Paul also makes a lot of the case of those male spinners defending their jobs against them being taken over by women. As he says, it's not the last time such a thing could be seen. More recently it is action to protect “British jobs for British workers”. But, again, the situation is more complex than Paul presents. Paul blames Engels for providing Marx with a distorted picture based upon his interviews with male workers, lined up for him by Mary Burns. However, a look through Capital I, in the sections on the role of machinery shows Marx quoting at length from the official reports of the Factory Inspectors, and Parliamentary Commissions etc. Indeed, part of the reason for female employment on the machines declining, was as a result of capitalists sacking women workers, in response to the limitations on female hours of work, brought about by the Factory Acts, and a corresponding increase in the length of the working day of male workers. 

But, the more important point, in relation to the introduction of machinery, and of labour-saving technologies, is that they create a relative surplus population, and it is this which increases competition between workers, reduces wages, and undermines the ability of labour to organise to resist. 

Unfortunately, Paul still suffers from the miseducation both he and I, received as members of Trotskyist organisations. He says, 

“Marx argued that the workers would abolish property because they lacked property; abolish class stratification because they could not benefit from it – and they would do it without the need to build up an alternative economy within the old system.” (p 184) 

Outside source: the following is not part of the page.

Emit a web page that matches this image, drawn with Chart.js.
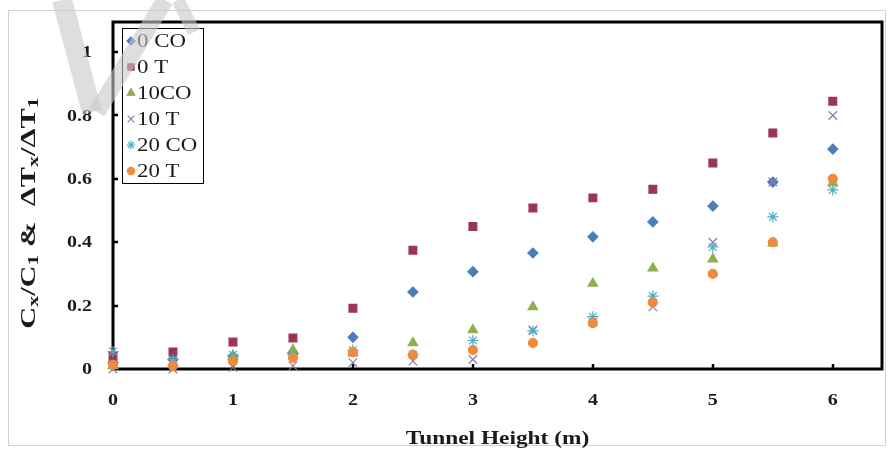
<!DOCTYPE html>
<html>
<head>
<meta charset="utf-8">
<script src="https://cdn.jsdelivr.net/npm/chart.js@4.4.1/dist/chart.umd.min.js"></script>
<style>
  html, body { margin: 0; padding: 0; background: #fff; }
  #wrap { width: 893px; height: 456px; }
</style>
</head>
<body>
<div id="wrap"><canvas id="tunnelChart" width="893" height="456"></canvas></div>
<script>
// tunnel height (m) on x, ratio Cx/C1 or dTx/dT1 on y
let heights = [0, 0.5, 1, 1.5, 2, 2.5, 3, 3.5, 4, 4.5, 5, 5.5, 6];
let co_0  = [0.02, 0.03, 0.04, 0.05, 0.10, 0.243, 0.307, 0.366, 0.417, 0.464, 0.514, 0.59, 0.694];
let t_0   = [0.04, 0.054, 0.085, 0.098, 0.192, 0.375, 0.45, 0.508, 0.54, 0.567, 0.65, 0.745, 0.845];
let co_10 = [0.01, 0.02, 0.04, 0.06, 0.05, 0.082, 0.123, 0.196, 0.27, 0.318, 0.347, 0.397, 0.587];
let t_10  = [0.0, 0.0, 0.005, 0.01, 0.02, 0.025, 0.03, 0.123, 0.148, 0.196, 0.40, 0.59, 0.80];
let co_20 = [0.055, 0.03, 0.045, 0.045, 0.06, 0.045, 0.09, 0.12, 0.165, 0.23, 0.385, 0.48, 0.565];
let t_20  = [0.013, 0.01, 0.025, 0.035, 0.053, 0.045, 0.06, 0.082, 0.145, 0.21, 0.30, 0.40, 0.60];

let series_names = ['0 CO', '0 T', '10CO', '10 T', '20 CO', '20 T'];
let x_ticks = [0, 1, 2, 3, 4, 5, 6];
let y_ticks = [0, 0.2, 0.4, 0.6, 0.8, 1];
let y_tick_labels = ['0', '0.2', '0.4', '0.6', '0.8', '1'];

const serif = '"Liberation Serif", "Times New Roman", serif';
const ink = '#1b1b1b';

// marker look per series
const marker_styles = [
    { pointStyle: 'rectRot',  radius: 5,   fill: '#4A7EBB', line: '#4A7EBB' },
    { pointStyle: 'rect',     radius: 5.5, fill: '#9C3552', line: '#9C3552' },
    { pointStyle: 'triangle', radius: 5.5, fill: '#8FAE4F', line: '#8FAE4F' },
    { pointStyle: 'crossRot', radius: 6,   fill: '#8A7BA8', line: '#8A7BA8' },
    { pointStyle: 'star',     radius: 5.5, fill: '#4BACC6', line: '#4BACC6' },
    { pointStyle: 'circle',   radius: 4.5, fill: '#F08A3C', line: '#F08A3C' }
];

const to_points = (values) => heights.map((h, i) => ({ x: h, y: values[i] }));

let all_values = [co_0, t_0, co_10, t_10, co_20, t_20];
let datasets = all_values.map((vals, i) => ({
    label: series_names[i],
    data: to_points(vals),
    pointStyle: marker_styles[i].pointStyle,
    pointRadius: marker_styles[i].radius,
    pointBackgroundColor: marker_styles[i].fill,
    pointBorderColor: marker_styles[i].line,
    pointBorderWidth: 1.2,
    showLine: false,
    clip: false,
    order: 6 - i
}));

// text stretched sideways
const wide_text = (ctx, text, x, y, font, sx, align) => {
    ctx.save();
    ctx.font = font;
    let w = ctx.measureText(text).width * sx;
    let left = align === 'right' ? x - w : (align === 'center' ? x - w / 2 : x);
    ctx.translate(left, y);
    ctx.scale(sx, 1);
    ctx.textAlign = 'left';
    ctx.fillText(text, 0, 0);
    ctx.restore();
};

// text run with subscripts: parts = [[text, isSub], ...]
const sub_text = (ctx, parts, x, y, size, sx, weight) => {
    let big = weight + ' ' + size + 'px ' + serif;
    let small = weight + ' ' + Math.round(size * 0.72) + 'px ' + serif;
    let total = 0;
    parts.forEach(p => {
        ctx.font = p[1] ? small : big;
        total += ctx.measureText(p[0]).width * sx;
    });
    let cx = x - total / 2;
    parts.forEach(p => {
        ctx.font = p[1] ? small : big;
        let w = ctx.measureText(p[0]).width * sx;
        ctx.save();
        ctx.translate(cx, y + (p[1] ? size * 0.12 : 0));
        ctx.scale(sx, 1);
        ctx.fillText(p[0], 0, 0);
        ctx.restore();
        cx += w;
    });
};

const chart_decor = {
    id: 'chart_decor',
    beforeDraw(chart) {
        const ctx = chart.ctx;
        ctx.save();
        ctx.fillStyle = '#fff';
        ctx.fillRect(0, 0, chart.width, chart.height);
        ctx.strokeStyle = '#d2d2d2';
        ctx.lineWidth = 1;
        ctx.strokeRect(8.5, 10.5, 877, 435);
        ctx.restore();
    },
    beforeDatasetsDraw(chart) {
        const ctx = chart.ctx;
        const a = chart.chartArea;
        const xs = chart.scales.x, ys = chart.scales.y;
        ctx.save();
        ctx.strokeStyle = '#000';
        ctx.lineWidth = 3;
        ctx.strokeRect(a.left, a.top, a.right - a.left, a.bottom - a.top);
        // inward tick marks
        ctx.lineWidth = 2.5;
        y_ticks.forEach(v => {
            if (v === 0) return;
            let py = Math.round(ys.getPixelForValue(v));
            ctx.beginPath(); ctx.moveTo(a.left, py); ctx.lineTo(a.left + 5, py); ctx.stroke();
        });
        x_ticks.forEach(v => {
            if (v === 0) return;
            let px = Math.round(xs.getPixelForValue(v));
            ctx.beginPath(); ctx.moveTo(px, a.bottom); ctx.lineTo(px, a.bottom - 5); ctx.stroke();
        });
        ctx.restore();
    },
    afterDraw(chart) {
        const ctx = chart.ctx;
        const a = chart.chartArea;
        const xs = chart.scales.x, ys = chart.scales.y;
        ctx.save();
        ctx.fillStyle = ink;
        ctx.textBaseline = 'middle';

        // tick labels
        y_ticks.forEach((v, i) => {
            wide_text(ctx, y_tick_labels[i], 92, ys.getPixelForValue(v) + 1, 'bold 16px ' + serif, 1.25, 'right');
        });
        x_ticks.forEach(v => {
            wide_text(ctx, String(v), xs.getPixelForValue(v), 401, 'bold 16px ' + serif, 1.25, 'center');
        });

        // axis titles
        ctx.textBaseline = 'alphabetic';
        wide_text(ctx, 'Tunnel Height (m)', (a.left + a.right) / 2, 444, 'bold 19px ' + serif, 1.23, 'center');

        ctx.save();
        ctx.translate(35, 213);
        ctx.rotate(-Math.PI / 2);
        sub_text(ctx, [['C', 0], ['x', 1], ['/C', 0], ['1', 1], [' &  \u0394T', 0], ['x', 1], ['/\u0394T', 0], ['1', 1]],
            0, 0, 21, 1.45, 'bold');
        ctx.restore();

        // legend box
        ctx.strokeStyle = '#000';
        ctx.lineWidth = 1;
        ctx.strokeRect(122.5, 28.5, 81, 155);
        ctx.textBaseline = 'middle';
        series_names.forEach((name, i) => {
            let cy = 41 + i * 26;
            let m = marker_styles[i];
            ctx.fillStyle = m.fill;
            ctx.strokeStyle = m.line;
            ctx.lineWidth = 1.2;
            Chart.helpers.drawPoint(ctx, { pointStyle: m.pointStyle, radius: m.radius * 0.8, rotation: 0, borderWidth: 1.2 }, 131, cy);
            ctx.fillStyle = ink;
            wide_text(ctx, name, 137, cy + 1, '18px ' + serif, 1.27, 'left');
        });

        // faint diagonal watermark strokes over the top left corner
        ctx.strokeStyle = 'rgba(200, 200, 200, 0.6)';
        ctx.lineCap = 'butt';
        ctx.lineWidth = 20;
        ctx.beginPath(); ctx.moveTo(62, 0); ctx.lineTo(92, 112); ctx.stroke();
        ctx.lineWidth = 17;
        ctx.beginPath(); ctx.moveTo(165, 0); ctx.lineTo(97, 112); ctx.stroke();
        ctx.lineWidth = 13;
        ctx.beginPath(); ctx.moveTo(178, 0); ctx.lineTo(194, 32); ctx.stroke();
        ctx.restore();
    }
};

let chart_canvas = document.getElementById('tunnelChart');
let chart = new Chart(chart_canvas, {
    type: 'scatter',
    data: { datasets: datasets },
    options: {
        responsive: false,
        animation: false,
        layout: { padding: { top: 22, right: 11, left: 0, bottom: 0 } },
        plugins: { legend: { display: false }, tooltip: { enabled: false } },
        scales: {
            x: {
                type: 'linear', min: 0, max: 6.41,
                ticks: { display: false },
                grid: { display: false },
                border: { display: false },
                afterFit: (s) => { s.height = 87; }
            },
            y: {
                type: 'linear', min: 0, max: 1.095,
                ticks: { display: false },
                grid: { display: false },
                border: { display: false },
                afterFit: (s) => { s.width = 113; }
            }
        }
    },
    plugins: [chart_decor]
});
</script>
</body>
</html>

But, Marx argued no such thing. Marx himself noted all of these independent working-class organisations that Paul noted above. These form part of what Marx calls workers' self-government. A look at what Marx says about cooperatives in his Inaugural Address, in his programme for the First International, and the Critique of the Gotha Programme, as well as in Capital III, Chapter 27, and in Value, Price and Profit, shows that he most certainly did believe that the workers had to build up an alternative economy within the existing system. 

What Marx does not say, and what he is quite right in rejecting, is that, having begun to establish such an alternative, it can simply develop peacefully to replace the existing system. The ruling-class would not allow that to happen, which is why the working-class is then led to engage in a political struggle to defend and extend its own forms of property, which must ultimately lead to a revolutionary overturn of the existing society.